In its fourtieth year, the regime is dying, but it is a very slow death. Now, thanks to the lawless act of the Trump administration, the regime has the ability to present itself as a victim of imperialism, and unite many of its different factions. While it will not succeed in mass mobilization for its upcoming parliamentary elections in February, it will most certainly gain support from some sections of the population. It will strengthen and embolden the more hardline factions and lead to an even worse situation for the movements of workers, women, students, environmentalist, and ethnic and religious minorities. The killing of Soleimani has ironically provided some much needed oxygen for the dying regime.

The situation and latest developments will present gains and losses for the US government as well. While Trump and the Republicans gain by getting to proudly announce the killing of a terrorist leader, which may help Trump’s re-election, the losses are big. Every American in the region is now in greater danger than ever, and in Iraq, where over 5,000 US troops are currently stationed across 15 bases, they will either be staying much longer and more troops will need to be (re)deployed, or the US will have handed Iraq to the Iranian regime and its agents. The vote by the Iraqi parliament earlier this week to expel Americans — though not legally binding — is another humiliation for the US.

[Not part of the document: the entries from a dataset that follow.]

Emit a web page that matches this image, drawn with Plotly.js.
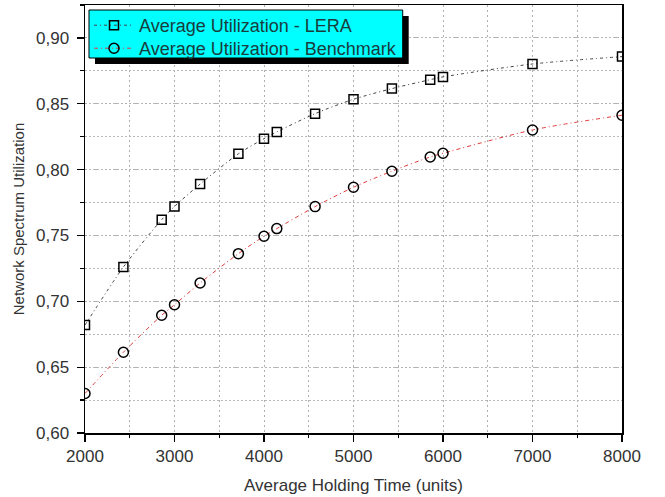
<!DOCTYPE html>
<html>
<head>
<meta charset="utf-8">
<script src="https://cdn.plot.ly/plotly-3.0.1.min.js"></script>
<style>html,body{margin:0;padding:0;background:#fff;}#chart{width:665px;height:497px;}</style>
</head>
<body>
<div id="chart"></div>
<script>
var holdingTime = [2000, 2429, 2857, 3000, 3286, 3714, 4000, 4143, 4571, 5000, 5429, 5857, 6000, 7000, 8000];
var utilLERA = [0.682, 0.726, 0.762, 0.772, 0.789, 0.812, 0.8235, 0.8286, 0.8425, 0.8534, 0.8615, 0.8683, 0.8704, 0.8802, 0.8858];
var utilBenchmark = [0.630, 0.6613, 0.6894, 0.6974, 0.7139, 0.7362, 0.7494, 0.7552, 0.7719, 0.7866, 0.7988, 0.8096, 0.8124, 0.8301, 0.8413];
var seriesNames = ['Average Utilization - LERA', 'Average Utilization - Benchmark'];
var yTickVals = [0.60, 0.65, 0.70, 0.75, 0.80, 0.85, 0.90];
var xTickVals = [2000, 3000, 4000, 5000, 6000, 7000, 8000];

var traces = [
  {
    x: holdingTime, y: utilLERA, name: seriesNames[0], type: 'scatter', mode: 'lines+markers', legend: 'legend',
    line: {color: '#444444', width: 1, dash: '3px,3px,1px,3px', shape: 'spline', smoothing: 0.8},
    marker: {symbol: 'square-open', size: 9, color: '#000000', line: {width: 1.5, color: '#000000'}}
  },
  {
    x: holdingTime, y: utilBenchmark, name: seriesNames[1], type: 'scatter', mode: 'lines+markers', legend: 'legend2',
    line: {color: '#e03c3c', width: 1, dash: '4px,3px,1px,3px', shape: 'spline', smoothing: 0.8},
    marker: {symbol: 'circle-open', size: 10, color: '#000000', line: {width: 1.5, color: '#000000'}}
  }
];

var L = 85, R = 622.5, T = 5, B = 433;
function px(x){ return (x - L) / (R - L); }
function py(y){ return (B - y) / (B - T); }

function legendAt(topPx){
  return {
    x: px(89), y: py(topPx), xanchor: 'left', yanchor: 'top',
    bgcolor: 'rgba(0,0,0,0)', borderwidth: 0,
    font: {family: 'Liberation Sans, Arial, sans-serif', size: 18, color: '#1a3c3c'},
    itemwidth: 40, itemclick: false
  };
}

var layout = {
  width: 665, height: 497,
  margin: {l: L, r: 665 - R, t: T, b: 497 - B, pad: 0},
  paper_bgcolor: '#ffffff', plot_bgcolor: '#ffffff',
  separators: ',.',
  font: {family: 'Liberation Sans, Arial, sans-serif', color: '#333333', size: 17},
  showlegend: true,
  legend: legendAt(7),
  legend2: legendAt(30),
  xaxis: {
    range: [2000, 8000], tickvals: xTickVals, tickformat: 'd',
    showline: true, linecolor: '#000000', linewidth: 1.5, mirror: true,
    ticks: 'outside', ticklen: 7, tickwidth: 1.2, tickcolor: '#000000',
    showgrid: false, zeroline: false,
    tickfont: {size: 17, color: '#333333'},
    minor: {dtick: 500, tick0: 2000, ticks: 'outside', ticklen: 3, tickcolor: '#000000', showgrid: true, gridcolor: '#b0b0b0', griddash: '2px,3px', gridwidth: 1},
    title: {text: 'Average Holding Time (units)', font: {family: 'Liberation Sans Narrow, Liberation Sans, Arial, sans-serif', size: 17, color: '#333333'}, standoff: 14}
  },
  yaxis: {
    range: [0.60, 0.925], tickvals: yTickVals, tickformat: '.2f',
    showline: true, linecolor: '#000000', linewidth: 1.5, mirror: true,
    ticks: 'outside', ticklen: 7, tickwidth: 1.2, tickcolor: '#000000',
    showgrid: true, gridcolor: '#b0b0b0', griddash: '2px,8px', gridwidth: 1, zeroline: false,
    tickfont: {size: 17, color: '#333333'}, ticklabelstandoff: 4,
    minor: {dtick: 0.025, tick0: 0.6, ticks: 'outside', ticklen: 4, tickcolor: '#000000', showgrid: true, gridcolor: '#b8b8b8', griddash: '2px,2px', gridwidth: 1},
    title: {text: 'Network Spectrum Utilization', font: {family: 'Liberation Sans, Arial, sans-serif', size: 15, color: '#333333'}, standoff: 8}
  },
  shapes: [
    {type: 'rect', xref: 'paper', yref: 'paper', x0: px(95), x1: px(409), y0: py(16), y1: py(64),
     fillcolor: '#000000', line: {width: 0}, layer: 'above'},
    {type: 'rect', xref: 'paper', yref: 'paper', x0: px(89), x1: px(403), y0: py(10), y1: py(58),
     fillcolor: '#00ffff', line: {width: 1, color: '#000000'}, layer: 'above'}
  ]
};

Plotly.newPlot('chart', traces, layout, {displayModeBar: false, staticPlot: true});
</script>
</body>
</html>
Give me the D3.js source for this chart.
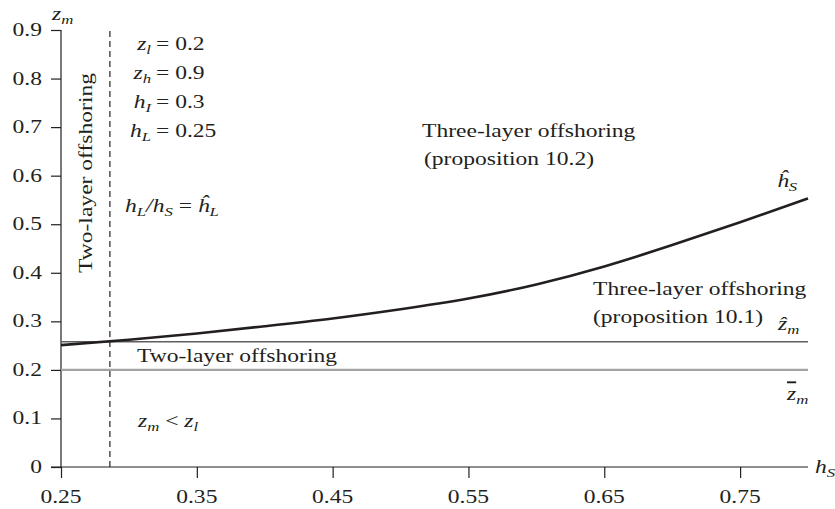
<!DOCTYPE html>
<html><head><meta charset="utf-8">
<script src="https://cdn.jsdelivr.net/npm/d3@7/dist/d3.min.js"></script>
<style>
html,body{margin:0;padding:0;background:#fff;}
svg text{font-family:"Liberation Serif","Times New Roman",serif;fill:#231f20;}
</style></head>
<body>
<svg id="chart" width="835" height="509"></svg>
<script>
// ---- data ----
const xTicks = [0.25, 0.35, 0.45, 0.55, 0.65, 0.75];
const yTicks = [0, 0.1, 0.2, 0.3, 0.4, 0.5, 0.6, 0.7, 0.8, 0.9];
const hSValues = [0.25, 0.30, 0.35, 0.40, 0.45, 0.50, 0.55, 0.60, 0.65, 0.70, 0.75, 0.80];
const hSCurve  = [0.251, 0.262, 0.275, 0.290, 0.306, 0.325, 0.347, 0.376, 0.413, 0.457, 0.504, 0.553];
const zHat = 0.258;
const zBar = 0.2;
const hLThreshold = 0.286;
const xDomain = [0.25, 0.80];
const yDomain = [0, 0.9];

const svg = d3.select("#chart");
const x = d3.scaleLinear().domain(xDomain).range([61, 808]);
const y = d3.scaleLinear().domain(yDomain).range([467, 30]);

const FS = 19, SUB = 13.5, SX = 1.24;

// text helper: segments [{t, i (italic), s (sub), o (overline)}]
function label(px, py, segs, anchor = "start", rotate = 0) {
  const g = svg.append("g")
    .attr("transform", `translate(${px},${py}) rotate(${rotate}) scale(${SX},1)`);
  const t = g.append("text").attr("text-anchor", anchor).attr("font-size", FS);
  let sub = false;
  segs.forEach(s => {
    const sp = t.append("tspan").text(s.t);
    if (s.i) sp.attr("font-style", "italic");
    if (s.s && !sub) { sp.attr("dy", 4).attr("font-size", SUB); sub = true; }
    else if (s.s) { sp.attr("font-size", SUB); }
    else if (!s.s && sub) { sp.attr("dy", -4); sub = false; }
    if (s.o) sp.attr("text-decoration", "overline");
  });
  return t;
}

// ---- axes ----
const yAxis = d3.axisLeft(y).tickValues(yTicks).tickSize(10).tickPadding(9)
  .tickFormat(d => d === 0 ? "0" : d3.format(".1f")(d));
const gy = svg.append("g").attr("transform", `translate(${x(xDomain[0])},0)`).call(yAxis);
gy.select(".domain").attr("d", `M0,${y(0)}V${y(0.9)}`).attr("stroke", "#231f20").attr("stroke-width", 1.2);
gy.selectAll(".tick line").attr("stroke", "#231f20").attr("stroke-width", 1.2);
gy.selectAll(".tick text").remove();
yTicks.forEach(v => label(x(xDomain[0]) - 19, y(v) + 6, [{t: v === 0 ? "0" : d3.format(".1f")(v)}], "end"));

const xAxis = d3.axisBottom(x).tickValues(xTicks).tickSize(11);
const gx = svg.append("g").attr("transform", `translate(0,${y(0)})`).call(xAxis);
gx.select(".domain").attr("d", `M${x(xDomain[0]) - 10},0H${x(xDomain[1])}`).attr("stroke", "#231f20").attr("stroke-width", 1.2);
gx.selectAll(".tick line").attr("stroke", "#231f20").attr("stroke-width", 1.2);
gx.selectAll(".tick text").remove();
xTicks.forEach(v => label(x(v), y(0) + 36, [{t: d3.format(".2f")(v)}], "middle"));

// ---- reference lines ----
svg.append("line")
  .attr("x1", x(xDomain[0])).attr("x2", x(xDomain[1]))
  .attr("y1", y(zBar)).attr("y2", y(zBar))
  .attr("stroke", "#a3a3a3").attr("stroke-width", 2.2);
svg.append("line")
  .attr("x1", x(xDomain[0])).attr("x2", x(xDomain[1]))
  .attr("y1", y(zHat)).attr("y2", y(zHat))
  .attr("stroke", "#5e5e5e").attr("stroke-width", 1.5);
svg.append("line")
  .attr("x1", x(hLThreshold)).attr("x2", x(hLThreshold))
  .attr("y1", y(0)).attr("y2", y(0.9))
  .attr("stroke", "#231f20").attr("stroke-width", 1.2).attr("stroke-dasharray", "6,4");

// ---- curve ----
const line = d3.line().x((d, i) => x(hSValues[i])).y(d => y(d)).curve(d3.curveNatural);
svg.append("path").datum(hSCurve).attr("d", line)
  .attr("fill", "none").attr("stroke", "#231f20").attr("stroke-width", 2.6);

// ---- labels ----
label(52, 20, [{t: "z", i: 1}, {t: "m", i: 1, s: 1}]);
label(815, 473, [{t: "h", i: 1}, {t: "S", i: 1, s: 1}]);

const params = [["z", "l", "0.2"], ["z", "h", "0.9"], ["h", "I", "0.3"], ["h", "L", "0.25"]];
params.forEach((p, k) => {
  const by = 50 + k * 29;
  label(151, by, [{t: p[0], i: 1}, {t: p[1], i: 1, s: 1}], "end");
  label(156, by, [{t: "= " + p[2]}]);
});

label(125, 212, [{t: "h", i: 1}, {t: "L", i: 1, s: 1}, {t: "/h", i: 1}, {t: "S", i: 1, s: 1}, {t: " = "}, {t: "\u0125", i: 1}, {t: "L", i: 1, s: 1}]);
label(138, 427, [{t: "z", i: 1}, {t: "m", i: 1, s: 1}, {t: " < "}, {t: "z", i: 1}, {t: "l", i: 1, s: 1}]);

label(92, 273, [{t: "Two-layer offshoring"}], "start", -90);
label(137, 362, [{t: "Two-layer offshoring"}]);

label(422, 137, [{t: "Three-layer offshoring"}]);
label(424, 165, [{t: "(proposition 10.2)"}]);

label(593, 295, [{t: "Three-layer offshoring"}]);
label(593, 323, [{t: "(proposition 10.1)"}]);

label(777, 187, [{t: "\u0125", i: 1}, {t: "S", i: 1, s: 1}]);
label(778, 330, [{t: "\u1E91", i: 1}, {t: "m", i: 1, s: 1}]);
label(787, 400, [{t: "z", i: 1, o: 1}, {t: "m", i: 1, s: 1}]);
</script>
</body></html>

It is difficult to anticipate the cost-benefit for both sides with any great precision and to determine which regime has gained more from Soleimani’s killing. All 176 who lost their lives Wednesday have already paid the price for this unfolding drama. Others caught in the crosshairs — including Canadian troops — continue to face uncertainty. But what is most certain of all is that the losers are — and will continue to be — the Iranian people whose bold movements against the Islamic regime have to endure more hardships, and the Iraqi people who face continued and escalating conflicts living under an illegitimate pro-Iranian government.